Depuis que les Britanniques ont choisi par référendum de quitter l’Union européenne, les lobbyistes du secteur privé cherchent à faire en sorte que le futur accord régissant les relations commerciales entre l’UE et le Royaume-Uni leur assure un maximum de bénéfices, et entraîne le minimum de perturbations pour leurs affaires. Les plus actifs sont, sans surprise, ceux du secteur financier, qui ne ménagent pas leur peine pour obtenir un accord post-Brexit le plus avantageux possible pour la finance, non seulement dans la City de Londres, mais dans toute l’Europe.
Certaines de leurs propositions entraîneraient un affaiblissement des régulations et l’introduction de nouveaux privilèges pour les multinationales, comme la mise en place de « tribunaux spéciaux » permettant aux banques de poursuivre des gouvernements qui adopteraient des règles jugées inéquitables par le secteur financier, comme l’instauration d’une taxe sur les transactions financières. Dix ans après la crise financière, dont l’une des causes principales était précisément l’absence de régulations solides, l’affaiblissement des règles et des garde-fous mis en place après 2008 apparaît pourtant directement contradictoire avec l’intérêt public. Il est donc impératif que les négociations entre l’Union européenne et le Royaume-Uni soient transparentes, afin que le public puisse savoir qui cherche à influencer leur contenu et ce qu’ils proposent.

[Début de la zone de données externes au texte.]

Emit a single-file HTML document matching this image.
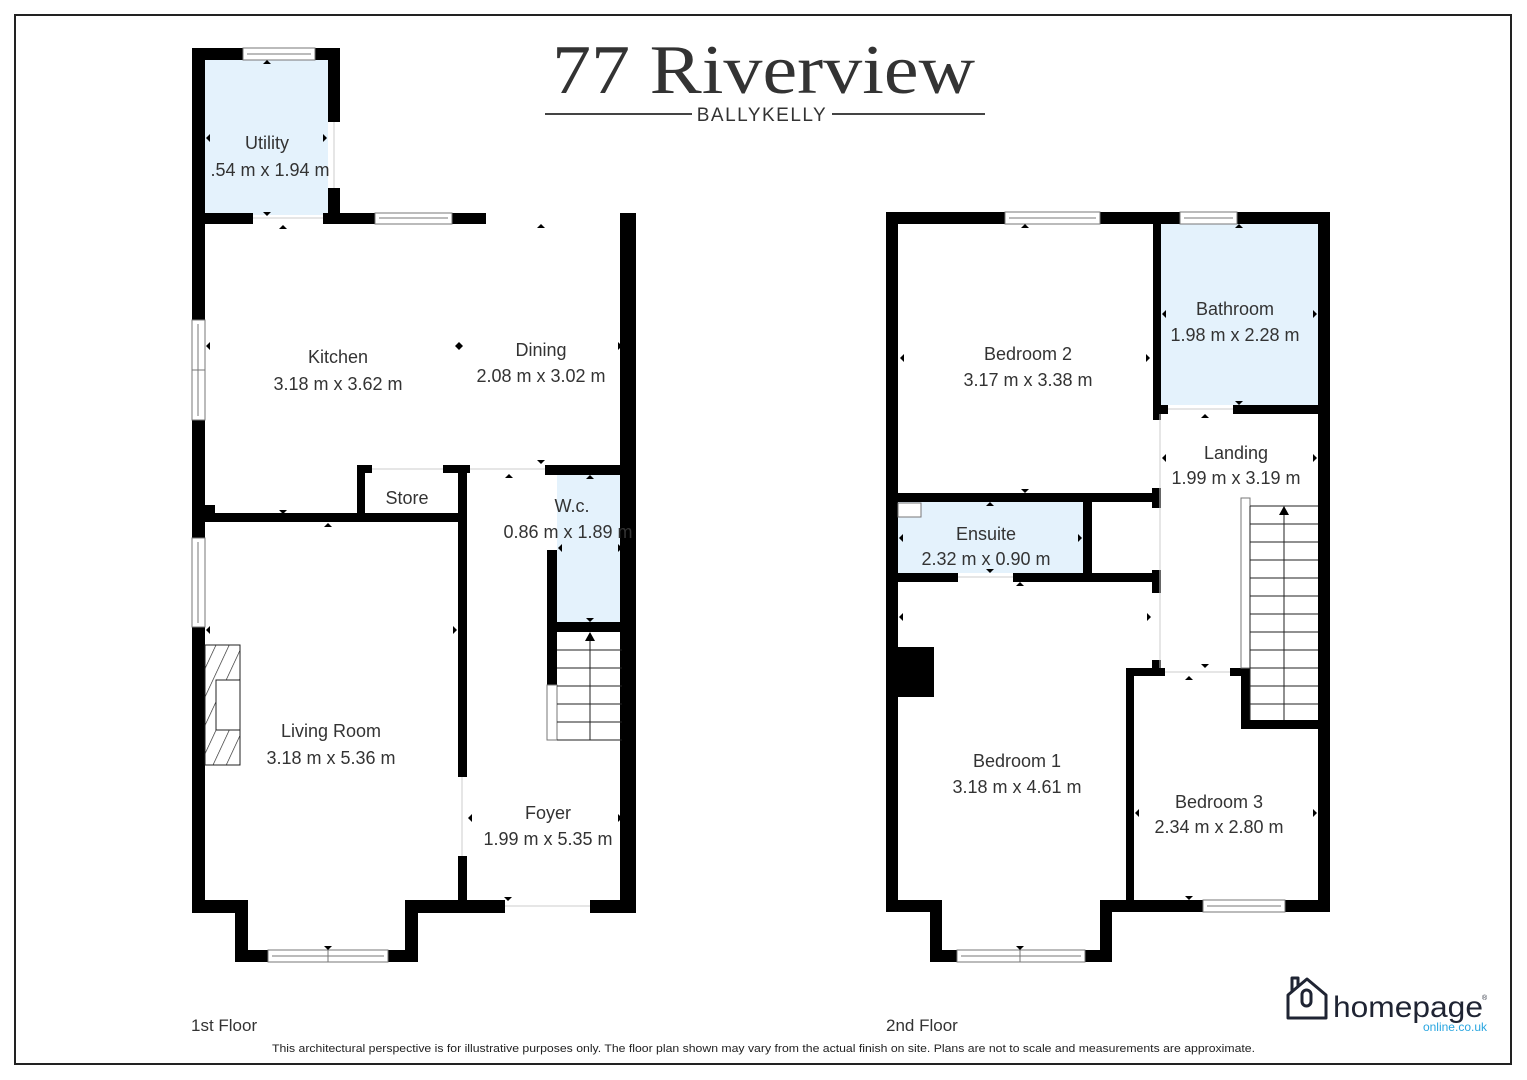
<!DOCTYPE html>
<html><head><meta charset="utf-8"><style>
html,body{margin:0;padding:0;background:#fff;}
svg{display:block;}
text{font-family:"Liberation Sans",sans-serif;fill:#333;}
</style></head><body>
<svg width="1527" height="1080" viewBox="0 0 1527 1080" xmlns="http://www.w3.org/2000/svg">
<defs>
<pattern id="hatch" width="12" height="12" patternUnits="userSpaceOnUse" patternTransform="rotate(25)">
<line x1="0" y1="0" x2="0" y2="12" stroke="#222" stroke-width="1.3"/>
</pattern>
</defs>
<rect x="15" y="15" width="1496" height="1049" fill="none" stroke="#222" stroke-width="2"/>

<!-- Title -->
<text x="552" y="93" textLength="423" lengthAdjust="spacingAndGlyphs" style="font-family:'Liberation Serif',serif;font-size:70px;fill:#333">77 Riverview</text>
<line x1="545" y1="114" x2="692" y2="114" stroke="#444" stroke-width="2"/>
<line x1="832" y1="114" x2="985" y2="114" stroke="#444" stroke-width="2"/>
<text x="762" y="121" text-anchor="middle" style="font-size:19px;letter-spacing:1.5px">BALLYKELLY</text>

<!-- ============ FIRST FLOOR ============ -->
<g fill="#e4f2fc">
<rect x="205" y="60" width="123" height="155"/>
<rect x="557" y="475" width="65" height="147"/>
</g>
<g fill="#000">
<rect x="192" y="48" width="13" height="865"/>
<rect x="192" y="48" width="51" height="12"/>
<rect x="315" y="48" width="25" height="12"/>
<rect x="328" y="48" width="12" height="74"/>
<rect x="328" y="188" width="12" height="36"/>
<rect x="192" y="213" width="61" height="11"/>
<rect x="323" y="213" width="52" height="11"/>
<rect x="452" y="213" width="34" height="11"/>
<rect x="620" y="213" width="16" height="700"/>
<rect x="192" y="505" width="23" height="17"/>
<rect x="192" y="513" width="275" height="9"/>
<rect x="357" y="465" width="8" height="50"/>
<rect x="357" y="465" width="15" height="8"/>
<rect x="443" y="465" width="27" height="8"/>
<rect x="458" y="465" width="9" height="312"/>
<rect x="458" y="856" width="9" height="57"/>
<rect x="545" y="465" width="91" height="10"/>
<rect x="547" y="550" width="10" height="135"/>
<rect x="547" y="622" width="89" height="10"/>
<rect x="192" y="900" width="56" height="13"/>
<rect x="235" y="900" width="13" height="62"/>
<rect x="235" y="950" width="33" height="12"/>
<rect x="388" y="950" width="30" height="12"/>
<rect x="405" y="900" width="13" height="62"/>
<rect x="405" y="900" width="100" height="13"/>
<rect x="590" y="900" width="46" height="13"/>
</g>
<g fill="#fff" stroke="#777" stroke-width="1">
<rect x="243" y="48" width="72" height="12"/>
<line x1="247" y1="54" x2="311" y2="54"/>
<rect x="375" y="213" width="77" height="11"/>
<line x1="379" y1="218" x2="448" y2="218"/>
<rect x="192" y="320" width="13" height="100"/>
<line x1="198" y1="324" x2="198" y2="416"/><line x1="192" y1="370" x2="205" y2="370"/>
<rect x="192" y="538" width="13" height="89"/>
<line x1="198" y1="542" x2="198" y2="623"/>
<rect x="268" y="950" width="120" height="12"/>
<line x1="272" y1="956" x2="384" y2="956"/><line x1="328" y1="950" x2="328" y2="962"/>
<rect x="547" y="685" width="10" height="55"/>
</g>
<g stroke="#ccc" stroke-width="1">
<line x1="372" y1="469" x2="443" y2="469"/><line x1="470" y1="469" x2="545" y2="469"/>
<line x1="253" y1="218" x2="323" y2="218"/><line x1="505" y1="906" x2="590" y2="906"/>
<line x1="462" y1="777" x2="462" y2="856"/><line x1="334" y1="122" x2="334" y2="188"/>
</g>
<rect x="205" y="645" width="35" height="120" fill="url(#hatch)" stroke="#222" stroke-width="1"/>
<rect x="216" y="680" width="24" height="50" fill="#fff" stroke="#222" stroke-width="1"/>
<g stroke="#222" stroke-width="1" fill="none">
<line x1="557" y1="650" x2="622" y2="650"/><line x1="557" y1="668" x2="622" y2="668"/>
<line x1="557" y1="686" x2="622" y2="686"/><line x1="557" y1="704" x2="622" y2="704"/>
<line x1="557" y1="722" x2="622" y2="722"/><line x1="557" y1="740" x2="622" y2="740"/>
<line x1="590" y1="636" x2="590" y2="740"/>
</g>
<polygon points="590,632 585,641 595,641" fill="#000"/>

<g font-size="18" text-anchor="middle">
<text x="267" y="149">Utility</text>
<text x="270" y="176">.54 m x 1.94 m</text>
<text x="338" y="363">Kitchen</text>
<text x="338" y="390">3.18 m x 3.62 m</text>
<text x="541" y="356">Dining</text>
<text x="541" y="382">2.08 m x 3.02 m</text>
<text x="407" y="504">Store</text>
<text x="572" y="512">W.c.</text>
<text x="568" y="538">0.86 m x 1.89 m</text>
<text x="331" y="737">Living Room</text>
<text x="331" y="764">3.18 m x 5.36 m</text>
<text x="548" y="819">Foyer</text>
<text x="548" y="845">1.99 m x 5.35 m</text>
</g>

<!-- ============ SECOND FLOOR ============ -->
<g fill="#e4f2fc">
<rect x="1161" y="224" width="157" height="181"/>
<rect x="898" y="502" width="185" height="71"/>
</g>
<g fill="#000">
<rect x="886" y="212" width="12" height="700"/>
<rect x="886" y="212" width="119" height="12"/>
<rect x="1100" y="212" width="80" height="12"/>
<rect x="1237" y="212" width="93" height="12"/>
<rect x="1318" y="212" width="12" height="700"/>
<rect x="1153" y="212" width="8" height="208"/>
<rect x="1153" y="405" width="15" height="9"/>
<rect x="1233" y="405" width="85" height="9"/>
<rect x="886" y="493" width="274" height="9"/>
<rect x="1152" y="488" width="9" height="20"/>
<rect x="1083" y="502" width="9" height="76"/>
<rect x="886" y="573" width="72" height="9"/>
<rect x="1013" y="573" width="147" height="9"/>
<rect x="1152" y="570" width="9" height="23"/>
<rect x="1152" y="660" width="9" height="16"/>
<rect x="898" y="647" width="36" height="50"/>
<rect x="1126" y="668" width="39" height="8"/>
<rect x="1126" y="668" width="8" height="244"/>
<rect x="1230" y="668" width="20" height="8"/>
<rect x="1241" y="668" width="9" height="60"/>
<rect x="1241" y="720" width="89" height="9"/>
<rect x="886" y="900" width="56" height="12"/>
<rect x="930" y="900" width="12" height="62"/>
<rect x="930" y="950" width="27" height="12"/>
<rect x="1085" y="950" width="27" height="12"/>
<rect x="1100" y="900" width="12" height="62"/>
<rect x="1100" y="900" width="103" height="12"/>
<rect x="1285" y="900" width="45" height="12"/>
</g>
<g fill="#fff" stroke="#777" stroke-width="1">
<rect x="1005" y="212" width="95" height="12"/><line x1="1009" y1="218" x2="1096" y2="218"/>
<rect x="1180" y="212" width="57" height="12"/><line x1="1184" y1="218" x2="1233" y2="218"/>
<rect x="957" y="950" width="128" height="12"/><line x1="961" y1="956" x2="1081" y2="956"/><line x1="1020" y1="950" x2="1020" y2="962"/>
<rect x="1203" y="900" width="82" height="12"/><line x1="1207" y1="906" x2="1281" y2="906"/>
<rect x="1241" y="498" width="9" height="170"/>
<rect x="898" y="503" width="23" height="14"/>
</g>
<g stroke="#ccc" stroke-width="1">
<line x1="1168" y1="409" x2="1233" y2="409"/><line x1="958" y1="577" x2="1013" y2="577"/>
<line x1="1165" y1="672" x2="1230" y2="672"/>
<line x1="1160" y1="414" x2="1160" y2="668"/>
</g>
<g stroke="#222" stroke-width="1">
<line x1="1250" y1="506" x2="1318" y2="506"/>
<line x1="1250" y1="524" x2="1318" y2="524"/><line x1="1250" y1="542" x2="1318" y2="542"/>
<line x1="1250" y1="560" x2="1318" y2="560"/><line x1="1250" y1="578" x2="1318" y2="578"/>
<line x1="1250" y1="596" x2="1318" y2="596"/><line x1="1250" y1="614" x2="1318" y2="614"/>
<line x1="1250" y1="632" x2="1318" y2="632"/><line x1="1250" y1="650" x2="1318" y2="650"/>
<line x1="1250" y1="668" x2="1318" y2="668"/><line x1="1250" y1="686" x2="1318" y2="686"/>
<line x1="1250" y1="704" x2="1318" y2="704"/>
<line x1="1284" y1="512" x2="1284" y2="720"/>
<line x1="1250" y1="506" x2="1250" y2="720"/>
</g>
<polygon points="1284,506 1279,515 1289,515" fill="#000"/>

<g font-size="18" text-anchor="middle">
<text x="1028" y="360">Bedroom 2</text>
<text x="1028" y="386">3.17 m x 3.38 m</text>
<text x="1235" y="315">Bathroom</text>
<text x="1235" y="341">1.98 m x 2.28 m</text>
<text x="1236" y="459">Landing</text>
<text x="1236" y="484">1.99 m x 3.19 m</text>
<text x="986" y="540">Ensuite</text>
<text x="986" y="565">2.32 m x 0.90 m</text>
<text x="1017" y="767">Bedroom 1</text>
<text x="1017" y="793">3.18 m x 4.61 m</text>
<text x="1219" y="808">Bedroom 3</text>
<text x="1219" y="833">2.34 m x 2.80 m</text>
</g>

<g fill="#000">
<polygon points="267,60 263,64 271,64"/><polygon points="267,216 263,212 271,212"/>
<polygon points="283,225 279,229 287,229"/><polygon points="541,224 537,228 545,228"/>
<polygon points="206,138 210,134 210,142"/><polygon points="327,138 323,134 323,142"/>
<polygon points="206,346 210,342 210,350"/><polygon points="463,346 459,342 459,350"/>
<polygon points="455,346 459,342 459,350"/><polygon points="622,346 618,342 618,350"/>
<polygon points="283,514 279,510 287,510"/><polygon points="328,523 324,527 332,527"/>
<polygon points="206,630 210,626 210,634"/><polygon points="457,630 453,626 453,634"/>
<polygon points="328,950 324,946 332,946"/><polygon points="468,818 472,814 472,822"/>
<polygon points="622,818 618,814 618,822"/><polygon points="508,901 504,897 512,897"/>
<polygon points="509,474 505,478 513,478"/><polygon points="541,464 537,460 545,460"/>
<polygon points="590,475 586,479 594,479"/><polygon points="590,622 586,618 594,618"/>
<polygon points="558,548 562,544 562,552"/><polygon points="622,548 618,544 618,552"/>
<polygon points="1025,224 1021,228 1029,228"/><polygon points="1025,493 1021,489 1029,489"/>
<polygon points="900,358 904,354 904,362"/><polygon points="1150,358 1146,354 1146,362"/>
<polygon points="1239,224 1235,228 1243,228"/><polygon points="1239,405 1235,401 1243,401"/>
<polygon points="1162,314 1166,310 1166,318"/><polygon points="1317,314 1313,310 1313,318"/>
<polygon points="1205,414 1201,418 1209,418"/><polygon points="1162,458 1166,454 1166,462"/>
<polygon points="1317,458 1313,454 1313,462"/><polygon points="1205,668 1201,664 1209,664"/>
<polygon points="1189,676 1185,680 1193,680"/><polygon points="990,502 986,506 994,506"/>
<polygon points="899,538 903,534 903,542"/><polygon points="1082,538 1078,534 1078,542"/>
<polygon points="990,573 986,569 994,569"/><polygon points="1020,582 1016,586 1024,586"/>
<polygon points="899,617 903,613 903,621"/><polygon points="1151,617 1147,613 1147,621"/>
<polygon points="1135,813 1139,809 1139,817"/><polygon points="1317,813 1313,809 1313,817"/>
<polygon points="1189,900 1185,896 1193,896"/><polygon points="1020,950 1016,946 1024,946"/>
</g>

<text x="191" y="1031" font-size="17">1st Floor</text>
<text x="886" y="1031" font-size="17">2nd Floor</text>
<text x="272" y="1052" textLength="983" lengthAdjust="spacingAndGlyphs" font-size="11" style="fill:#222">This architectural perspective is for illustrative purposes only. The floor plan shown may vary from the actual finish on site. Plans are not to scale and measurements are approximate.</text>

<g fill="none" stroke="#1f2433" stroke-width="3" stroke-linejoin="round">
<path d="M1288,1018 L1288,995 L1307,979 L1326,995 L1326,1018 Z"/>
<path d="M1292,992 L1292,978 L1298,978 L1298,987"/>
<rect x="1302" y="990" width="9" height="16" rx="4.5"/>
</g>
<text x="1333" y="1017" font-size="30" textLength="150" lengthAdjust="spacingAndGlyphs" style="fill:#1f2433">homepage</text>
<text x="1482" y="1000" font-size="7" style="fill:#1f2433">®</text>
<text x="1487" y="1031" font-size="12" text-anchor="end" style="fill:#2aa6e0">online.co.uk</text>
</svg>
</body></html>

Notre enquête montre cependant que c’est exactement le contraire qui est en train de se passer. Les lobbyistes du secteur financier ont eu des contacts abondants avec les négociateurs et les décideurs, mais aussi bien les Britanniques que les Européens maintiennent l’omerta sur la teneur des discussions. Une opacité qui se situe dans la droite ligne de ce qui s’est passé autour de négociations commerciales précédentes, comme celles du Tafta, le très controversé projet d’accord transatlantique de libre-échange entre UE et États-Unis. À tout prendre, la négociation d’un futur accord post-Brexit est encore moins transparente que ne l’a été celle du Tafta.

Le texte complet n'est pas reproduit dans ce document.